The FBI most wants to find out about the activities of the Mother Earth Defenders, (MED) a radical environmental group that her parents were meeting with. The FBI will let her parents go, but only if she agrees to infiltrate MED and pass along information about any violent actions the group plans to take. Against her wishes, Ellie agrees to help.
But as she gets more involved with the group, and she begins to fall for Coyote, one of its members, she begins to see why they are so passionate about their cause. Torn between wanting to help her parents, her growing love for Coyote and her concern for the environment, Ellie must walk a fine line and lie to everyone she cares about. How can she see it through without losing everyone she cares about as well?
Torched by April Henry will keep you turning pages as you follow Ellie from fire-bombing a Hummer dealership, to tree sitting and more. Her conflicted Conscience brings up great things to talk about in a mother-daughter book club. Among other things it encourages the reader to ask: How far would you go to support a cause you thought was vitally important? What would you do if you could help someone you loved, even if it was dangerous? While you may expect to have a happily-ever-after ending, Henry keeps you guessing at the outcome right to the last page.

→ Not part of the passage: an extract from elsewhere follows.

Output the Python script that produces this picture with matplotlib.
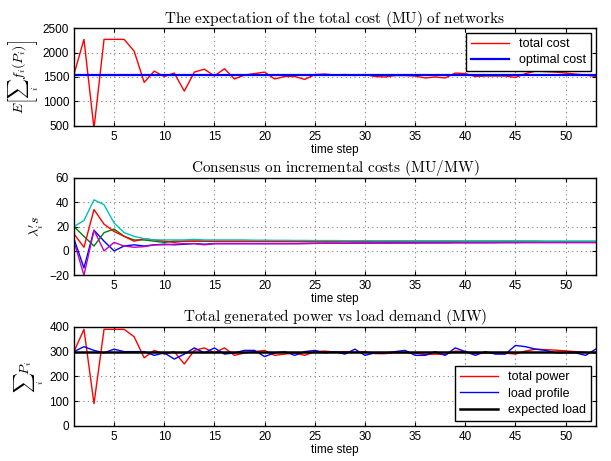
import matplotlib
matplotlib.use("Agg")
import matplotlib.pyplot as plt
import numpy as np

plt.rcParams['font.family'] = ['Liberation Sans', 'DejaVu Sans']
plt.rcParams['mathtext.fontset'] = 'cm'

steps = np.arange(1, 54)

total_cost = [1550, 2270, 450, 2270, 2270, 2270, 2030, 1390, 1620, 1510,
              1580, 1210, 1600, 1660, 1520, 1670, 1460, 1540, 1570, 1600,
              1460, 1510, 1510, 1450, 1550, 1560, 1540, 1550, 1530, 1550,
              1510, 1500, 1530, 1530, 1520, 1480, 1500, 1480, 1580, 1570,
              1510, 1520, 1520, 1520, 1490, 1570, 1620, 1610, 1600, 1580,
              1560, 1540, 1510]
optimal_cost = 1540

lam_blue = [10, -14, 17, 8, 0, 4, 5, 4, 5, 5.5, 5, 5.5, 6, 5.5, 6, 6, 6, 6, 6, 6,
            6, 6, 6, 6, 6.2, 6.3, 6.3, 6.2, 6.4, 6.5, 6.5, 6.5, 6.6, 6.6, 6.6, 6.7,
            6.7, 6.7, 6.8, 6.8, 6.8, 6.8, 6.9, 6.9, 6.9, 7, 7, 7, 7, 7, 7, 7, 7]
lam_green = [20, 12, 4, 15, 18, 12, 9, 9, 8, 7, 8, 8, 8, 8, 8, 8, 8, 8, 8, 8,
             8, 8, 8, 8, 8, 8, 8, 8, 8, 8, 8, 8, 8, 8, 8, 8, 8, 8, 8, 8,
             8, 8, 8, 8, 8, 8, 8, 7.8, 7.8, 7.8, 7.8, 7.8, 7.8]
lam_red = [14, 3, 34, 22, 16, 12, 8, 10, 9, 8, 7, 8, 8, 8, 7.8, 7.8, 7.8, 7.8, 7.8, 7.8,
           7.7, 7.7, 7.7, 7.7, 7.6, 7.6, 7.6, 7.6, 7.6, 7.5, 7.5, 7.5, 7.5, 7.5, 7.5, 7.5,
           7.5, 7.5, 7.5, 7.5, 7.5, 7.5, 7.5, 7.5, 7.5, 7.5, 7.5, 7.5, 7.5, 7.5, 7.5, 7.5, 7.5]
lam_cyan = [20, 25, 42, 38, 23, 15, 12, 10, 9, 9, 9, 9, 9.5, 9, 9, 9, 9, 9, 8.8, 8.8,
            8.7, 8.7, 8.6, 8.6, 8.5, 8.5, 8.5, 8.4, 8.4, 8.4, 8.3, 8.3, 8.3, 8.3, 8.2, 8.2,
            8.2, 8.2, 8.2, 8.1, 8.1, 8.1, 8.1, 8.1, 8.1, 8, 8, 8, 8, 8, 8, 8, 8]
lam_magenta = [8, -20, 17, 0, 7, 4, 3, 3.5, 5, 5, 5.5, 6, 6, 5, 6, 6, 6, 6, 6, 6,
               6, 6, 6, 6.2, 6.2, 6.3, 6.3, 6.3, 6.4, 6.4, 6.5, 6.5, 6.5, 6.5, 6.6, 6.6,
               6.6, 6.6, 6.7, 6.7, 6.7, 6.7, 6.7, 6.8, 6.8, 6.8, 6.8, 6.8, 6.8, 6.8, 6.8, 6.8, 6.8]

total_power = [300, 390, 90, 390, 390, 390, 360, 275, 305, 290,
               300, 250, 305, 315, 295, 315, 285, 295, 300, 305,
               285, 290, 295, 285, 300, 302, 298, 300, 297, 300,
               292, 292, 296, 296, 294, 288, 290, 288, 302, 300,
               292, 294, 295, 294, 290, 302, 310, 308, 306, 303,
               300, 297, 293]
load_profile = [300, 320, 305, 295, 310, 300, 300, 300, 285, 295,
                270, 290, 315, 295, 315, 290, 295, 305, 305, 280,
                295, 300, 285, 300, 305, 295, 300, 290, 310, 285,
                295, 295, 300, 305, 285, 285, 300, 285, 315, 300,
                285, 300, 290, 290, 325, 320, 310, 305, 295, 295,
                295, 285, 310]
expected_load = 300


def style(ax, title, ylabel, yticks):
    ax.set_xlim(1, 53)
    ax.set_xticks(np.arange(5, 55, 5))
    ax.set_ylim(yticks[0], yticks[-1])
    ax.set_yticks(yticks)
    ax.grid(True, linestyle=(0, (1, 3)), color='0.5', linewidth=0.8)
    ax.tick_params(direction='in', top=True, right=True, labelsize=8.5, length=3)
    for s in ax.spines.values():
        s.set_linewidth(1.0)
    ax.set_xlabel('time step', fontsize=8.5, labelpad=1)
    ax.set_title(title, fontsize=11, pad=4)
    ax.set_ylabel(ylabel, fontsize=10, labelpad=2)


def add_legend(ax, loc):
    leg = ax.legend(loc=loc, fontsize=9, fancybox=False, framealpha=1,
                    edgecolor='black', handlelength=3, borderaxespad=0.4,
                    labelspacing=0.35)
    leg.get_frame().set_linewidth(1.0)


def main():
    fig = plt.figure(figsize=(6.11, 4.61), dpi=100)
    left, width = 0.121, 0.854
    ax1 = fig.add_axes([left, 0.727, width, 0.212])
    ax2 = fig.add_axes([left, 0.403, width, 0.211])
    ax3 = fig.add_axes([left, 0.076, width, 0.215])

    ax1.plot(steps, total_cost, color='red', lw=1.0, label='total cost')
    ax1.axhline(optimal_cost, color='blue', lw=1.6, label='optimal cost')
    style(ax1, r'$\mathrm{The\ expectation\ of\ the\ total\ cost\ (MU)\ of\ networks}$',
          r'$E\left[\sum_i f_i(P_i)\right]$', np.arange(500, 2501, 500))
    add_legend(ax1, 'upper right')

    for vals, c in [(lam_blue, 'blue'), (lam_green, 'green'), (lam_red, 'red'),
                    (lam_cyan, 'c'), (lam_magenta, 'm')]:
        ax2.plot(steps, vals, color=c, lw=1.0)
    style(ax2, r'$\mathrm{Consensus\ on\ incremental\ costs\ (MU/MW)}$',
          r"$\lambda_i's$", np.arange(-20, 61, 20))

    ax3.plot(steps, total_power, color='red', lw=1.0, label='total power')
    ax3.plot(steps, load_profile, color='blue', lw=1.0, label='load profile')
    ax3.axhline(expected_load, color='black', lw=1.8, label='expected load')
    style(ax3, r'$\mathrm{Total\ generated\ power\ vs\ load\ demand\ (MW)}$',
          r'$\sum_i P_i$', np.arange(0, 401, 100))
    add_legend(ax3, 'lower right')

    fig.savefig('out.png', dpi=100)


if __name__ == "__main__":
    main()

This book is especially interesting for me since it takes place in my hometown of Portland, Oregon. It was fun to read about references to places I know. I even read a story about a group of environmental activitist who were tree sitting to save a plot of old-growth forest in my local newspaper this morning. The story could have come right from the pages of Torched.
I’ve also met Henry a few times and was happy to finally get one of her books on my list to review. Since reading Torched, I headed to the library to pick up a copy of another of her books for young adults, Shock Point. It’s now part of my summer reading stack and I can’t wait to start reading it. The review on Shock Point will be out later this summer.
July 1, 2009
The Color of Earth is the first in a trilogy of graphic novels about a young girl named Ehwa and her widowed mother who owns a tavern in a small Korean village. The story takes place in a time before that country was geographically split by war.
Author Kim Dong Hwa creates beautiful images that work with the narrative to tell this story of two generations of women. While the story may seem simple as it follows Ehwa from young girl to young adult, it is filled with rich symbolism that you will want to savor as you read. Flowers symbolize many things in the story, and the characters are often associating flowers with someone they love. Also, you get the sense that young Ehwa is beginning to bloom just as the flowers do.
As Ehwa grows, she is confused by the changes in her body, and the information she gets from friends about those changes only confuses her more. Mother and daughter don’t talk about the changes before they occur, but Ehwa does turn to her mother to answer the questions she has. The narrative provides an interesting way to bring up topics like boys having wet dreams and girls starting their periods. The words are simple, but combined with the images they are powerful. While this book is targeted to a young adult audience and these concepts won’t be new to most readers, it can be a jumping off point for further discussion.
I recommend The Color of Earth for mother-daughter book clubs with girls who are 13 or older. In addition to talking about maturing bodies, other points to discuss include first love, Buddhist monks, and life in a small village.